The Bank of Ireland deal secured only €340 million of orders on a day of heightened political drama in London over Brexit, and as investors speculated on what moves the European Central Bank (ECB) would make to reboot euro zone inflation and the wider economy. Bank of Ireland decided to postpone the transaction, concerned by how the bonds would trade afterwards.

The ECB has since cut its deposit rate to -0.5 per cent and flagged a restart of its multi-trillion-euro quantitative easing bond-buying programme, which will keep bond rates depressed, in November.

The Iseq financials index has since rallied almost 10 per cent, indicating that the market nervousness has eased slightly.

“This is a very strong endorsement for the Irish banking sector, notwithstanding the fact that we are going into a difficult period with Brexit,” AIB chief financial officer Donal Galvin said of Wednesday’s transaction.

Bank of America Merrill Lynch, Barclays, Goodbody Stockbrokers, JP Morgan, Goldman Sachs and Morgan Stanley managed the deal.

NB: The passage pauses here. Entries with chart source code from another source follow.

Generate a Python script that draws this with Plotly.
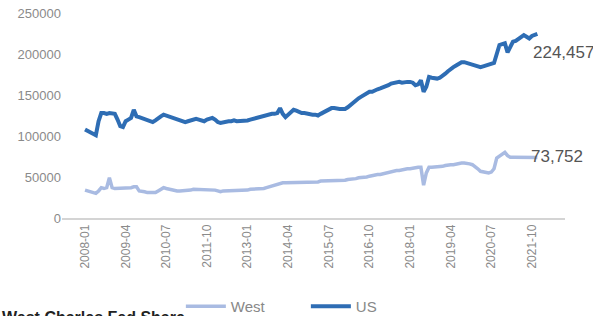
import plotly.graph_objects as go

tick_labels = ["2008-01", "2009-04", "2010-07", "2011-10", "2013-01", "2014-04",
               "2015-07", "2016-10", "2018-01", "2019-04", "2020-07", "2021-10"]
tick_index = [0, 15, 30, 45, 60, 75, 90, 105, 120, 135, 150, 165]

# monthly values, 2008-01 .. 2021-12 (thousands)
us_k = [
    108, 106, 104, 102, 101, 118, 128, 128, 127, 128, 128, 127,
    120, 112, 111, 118, 120, 122, 132, 124, 123, 122, 121, 120,
    118, 117, 119, 122, 124, 126, 125, 123, 122, 121, 120, 119,
    118, 117, 118, 119, 120, 121, 120, 119, 118, 120, 121, 122,
    120, 117, 116, 117, 118, 118, 118, 119, 118, 118, 119, 119,
    119, 120, 121, 122, 122, 123, 124, 125, 126, 127, 127, 128,
    134, 127, 123, 126, 129, 132, 131, 129, 128, 128, 127, 127,
    126, 126, 125, 127, 129, 131, 133, 134, 134, 133, 133, 133,
    133, 135, 138, 141, 144, 146, 148, 150, 152, 154, 154, 156,
    157, 158, 159, 160, 162, 164, 165, 165, 166, 165, 166, 166,
    166, 165, 162, 163, 168, 154, 160, 172, 171, 170, 170, 171,
    173, 176, 179, 182, 184, 186, 188, 190, 190, 189, 189, 188,
    186, 185, 184, 185, 186, 187, 189, 189, 200, 211, 212, 213,
    202, 208, 215, 216, 218, 220, 223, 221, 219, 222, 223, 224.457,
]
west_k = [
    34, 33, 32, 31, 30, 33, 37, 36, 37, 49, 37, 36,
    36, 36, 37, 37, 36, 37, 38, 38, 33, 33, 32, 31,
    31, 30, 31, 33, 35, 37, 36, 35, 34, 34, 33, 33,
    33, 34, 34, 34, 35, 35, 35, 34, 34, 35, 35, 35,
    34, 33, 32, 33, 33, 33, 34, 34, 34, 34, 34, 34,
    34, 35, 35, 35, 36, 36, 36, 37, 38, 39, 41, 42,
    43, 43, 43, 43, 43, 44, 44, 44, 44, 44, 44, 44,
    44, 44, 44, 45, 45, 45, 45, 46, 46, 46, 46, 46,
    46, 47, 47, 48, 48, 49, 49, 50, 50, 51, 52, 52,
    53, 53, 54, 55, 56, 56, 57, 58, 58, 59, 59, 60,
    60, 61, 61, 62, 62, 40, 55, 62, 62, 62, 63, 63,
    63, 64, 65, 65, 65, 66, 66, 67, 67, 67, 66, 65,
    63, 60, 57, 56, 55, 55, 56, 60, 73, 75, 77, 80,
    76, 74, 74, 74, 74, 73, 73, 74, 74, 73, 74, 73.752,
]
us = [round(v * 1000) for v in us_k]
west = [round(v * 1000) for v in west_k]
idx = list(range(len(us)))

fig = go.Figure()
fig.add_trace(go.Scatter(x=idx, y=west, mode="lines", name="West",
                         line=dict(color="#a9bbe2", width=3.5)))
fig.add_trace(go.Scatter(x=idx, y=us, mode="lines", name="US",
                         line=dict(color="#2e6db4", width=4)))

fig.add_annotation(x=164.5, y=202000, text="224,457", showarrow=False,
                   xanchor="left", yanchor="middle",
                   font=dict(size=17, color="#555555", family="Liberation Sans"))
fig.add_annotation(x=164, y=74500, text="73,752", showarrow=False,
                   xanchor="left", yanchor="middle",
                   font=dict(size=17, color="#555555", family="Liberation Sans"))
fig.add_annotation(x=0, y=-0.432, xref="paper", yref="paper", xanchor="left",
                   yanchor="top", text="<b>West Charles Fed Share</b>",
                   showarrow=False, xshift=-62,
                   font=dict(size=16, color="#222222", family="Liberation Sans"))

fig.update_layout(
    width=593, height=316,
    margin=dict(l=62, r=28, t=13, b=98, autoexpand=False),
    paper_bgcolor="white", plot_bgcolor="white",
    font=dict(family="Liberation Sans", color="#888888"),
    showlegend=True,
    legend=dict(orientation="h", xref="container", yref="container",
                x=0.305, xanchor="left", y=0.03, yanchor="middle",
                entrywidth=70, itemwidth=40,
                font=dict(size=15, color="#888888"), tracegroupgap=0),
    xaxis=dict(range=[-8.5, 177.2], tickmode="array", tickvals=tick_index,
               ticktext=tick_labels, tickangle=-90, showgrid=False,
               zeroline=False, showline=True, linecolor="#d4d4d4", linewidth=1.5,
               tickfont=dict(size=12, color="#8a8a8a"), ticks="", automargin=False),
    yaxis=dict(range=[0, 250000], tickvals=[0, 50000, 100000, 150000, 200000, 250000],
               tickformat="d", showgrid=False, zeroline=False, showline=False,
               tickfont=dict(size=13, color="#8a8a8a"), ticks="", automargin=False),
)

fig.write_html("out.html", config={"displayModeBar": False},
               post_script="document.body.style.margin='0';")
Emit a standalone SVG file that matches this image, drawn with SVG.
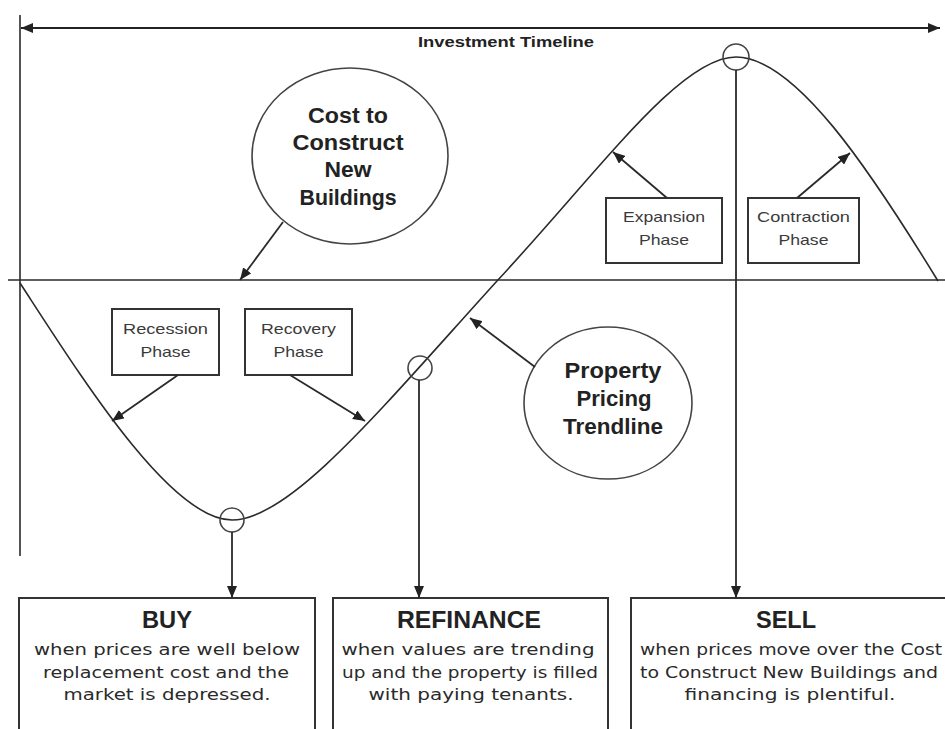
<svg xmlns="http://www.w3.org/2000/svg" width="945" height="729" viewBox="0 0 945 729">
<style>
.ln{stroke:#2a2a2a;stroke-width:1.6;fill:none}
.bx{stroke:#333;stroke-width:2;fill:#fff}
.ov{stroke:#444;stroke-width:1.6;fill:none}
.ar{stroke:#2a2a2a;stroke-width:1.8;fill:none;marker-end:url(#ah)}
.ph{font-family:"Liberation Sans",Arial,sans-serif;font-size:15px;fill:#3a3a3a;text-anchor:middle}
.cc{font-family:"Liberation Sans",Arial,sans-serif;font-size:22px;font-weight:bold;fill:#222;text-anchor:middle}
.tt{font-family:"Liberation Sans",Arial,sans-serif;font-size:24px;font-weight:bold;fill:#222;text-anchor:middle}
.bd{font-family:"DejaVu Sans","Liberation Sans",sans-serif;font-size:16px;fill:#2a2a2a;text-anchor:middle}
.tl{font-family:"Liberation Sans",Arial,sans-serif;font-size:15px;font-weight:bold;fill:#222;text-anchor:middle}
</style>
<defs>
<marker id="ah" viewBox="0 0 12 10" refX="12" refY="5" markerWidth="12" markerHeight="10" orient="auto" markerUnits="userSpaceOnUse">
<path d="M0,0 L12,5 L0,10 z" fill="#222"/>
</marker>
<marker id="ta" viewBox="0 0 12 10" refX="12" refY="5" markerWidth="12" markerHeight="10" orient="auto-start-reverse" markerUnits="userSpaceOnUse">
<path d="M0,0 L12,5 L0,10 z" fill="#222"/>
</marker>
</defs>
<rect width="945" height="729" fill="#fff"/>

<g id="axes">
<line class="ln" x1="20" y1="15" x2="20" y2="556" stroke-width="2"/>
<line x1="21" y1="28" x2="940" y2="28" stroke="#222" stroke-width="2.2" marker-start="url(#ta)" marker-end="url(#ta)"/>
<text class="tl" x="506" y="47" textLength="176" lengthAdjust="spacingAndGlyphs">Investment Timeline</text>
<line class="ln" x1="8" y1="280" x2="945" y2="280"/>
</g>

<g id="trendline">
<path class="ln" d="M20,283 C80,375 170,520 232,520 C290,520 380,410 497,281 C600,170 680,57 736,57 C795,57 870,170 938,281"/>
<circle class="ov" cx="232" cy="520" r="12"/>
<circle class="ov" cx="420" cy="368" r="12"/>
<circle class="ov" cx="736" cy="57" r="13"/>
</g>

<g id="cost-circle">
<ellipse class="ov" cx="350" cy="156" rx="98" ry="88"/>
<text class="cc" x="348" y="123" textLength="80" lengthAdjust="spacingAndGlyphs">Cost to</text>
<text class="cc" x="348" y="150" textLength="111" lengthAdjust="spacingAndGlyphs">Construct</text>
<text class="cc" x="348" y="177" textLength="47" lengthAdjust="spacingAndGlyphs">New</text>
<text class="cc" x="348" y="205" textLength="97" lengthAdjust="spacingAndGlyphs">Buildings</text>
</g>

<g id="pricing-circle">
<ellipse class="ov" cx="608" cy="403" rx="84" ry="76"/>
<text class="cc" x="613" y="378" textLength="97" lengthAdjust="spacingAndGlyphs">Property</text>
<text class="cc" x="614" y="406" textLength="75" lengthAdjust="spacingAndGlyphs">Pricing</text>
<text class="cc" x="613" y="434" textLength="100" lengthAdjust="spacingAndGlyphs">Trendline</text>
</g>

<g id="recession">
<rect class="bx" x="112" y="309" width="107" height="66"/>
<text class="ph" x="165.5" y="334" textLength="85" lengthAdjust="spacingAndGlyphs">Recession</text>
<text class="ph" x="165.5" y="357" textLength="50" lengthAdjust="spacingAndGlyphs">Phase</text>
</g>

<g id="recovery">
<rect class="bx" x="245" y="309" width="107" height="66"/>
<text class="ph" x="298.5" y="334" textLength="75" lengthAdjust="spacingAndGlyphs">Recovery</text>
<text class="ph" x="298.5" y="357" textLength="50" lengthAdjust="spacingAndGlyphs">Phase</text>
</g>

<g id="expansion">
<rect class="bx" x="606" y="198" width="116" height="65"/>
<text class="ph" x="664" y="222" textLength="82" lengthAdjust="spacingAndGlyphs">Expansion</text>
<text class="ph" x="664" y="245" textLength="50" lengthAdjust="spacingAndGlyphs">Phase</text>
</g>

<g id="contraction">
<rect class="bx" x="748" y="198" width="111" height="65"/>
<text class="ph" x="803.5" y="222" textLength="93" lengthAdjust="spacingAndGlyphs">Contraction</text>
<text class="ph" x="803.5" y="245" textLength="50" lengthAdjust="spacingAndGlyphs">Phase</text>
</g>

<g id="buy">
<rect class="bx" x="19" y="598" width="296" height="140"/>
<text class="tt" x="167" y="628" textLength="50" lengthAdjust="spacingAndGlyphs">BUY</text>
<text class="bd" x="167" y="655" textLength="266" lengthAdjust="spacingAndGlyphs">when prices are well below</text>
<text class="bd" x="166" y="678" textLength="246" lengthAdjust="spacingAndGlyphs">replacement cost and the</text>
<text class="bd" x="167" y="700" textLength="207" lengthAdjust="spacingAndGlyphs">market is depressed.</text>
</g>

<g id="refinance">
<rect class="bx" x="333" y="598" width="275" height="140"/>
<text class="tt" x="469" y="628" textLength="144" lengthAdjust="spacingAndGlyphs">REFINANCE</text>
<text class="bd" x="468" y="655" textLength="253" lengthAdjust="spacingAndGlyphs">when values are trending</text>
<text class="bd" x="470" y="678" textLength="256" lengthAdjust="spacingAndGlyphs">up and the property is filled</text>
<text class="bd" x="471" y="700" textLength="205" lengthAdjust="spacingAndGlyphs">with paying tenants.</text>
</g>

<g id="sell">
<rect class="bx" x="631" y="598" width="330" height="140"/>
<text class="tt" x="786" y="628" textLength="60" lengthAdjust="spacingAndGlyphs">SELL</text>
<text class="bd" x="791" y="655" textLength="302" lengthAdjust="spacingAndGlyphs">when prices move over the Cost</text>
<text class="bd" x="789" y="678" textLength="298" lengthAdjust="spacingAndGlyphs">to Construct New Buildings and</text>
<text class="bd" x="790" y="700" textLength="211" lengthAdjust="spacingAndGlyphs">financing is plentiful.</text>
</g>

<g id="connectors">
<path class="ar" d="M283,222 L240,280"/>
<path class="ar" d="M178,375 L112,421"/>
<path class="ar" d="M290,375 L365,421"/>
<path class="ar" d="M535,367 L470,318"/>
<path class="ar" d="M667,198 L613,152"/>
<path class="ar" d="M797,198 L850,153"/>
<path class="ar" d="M232,532 L232,598"/>
<path class="ar" d="M419,380 L419,598"/>
<path class="ar" d="M736,70 L736,598"/>
</g>
</svg>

Market sources said that because the AIB deal was considered a so-called benchmark transaction, with €500 million of notes on offer, it attracted a category of investors that ignore smaller issuances.

There is speculation in the market that Bank of Ireland may return to the bond investment community in the coming weeks with its postponed deal. PTSB also tapped the debt markets on September 20th, selling €300 million of senior bonds.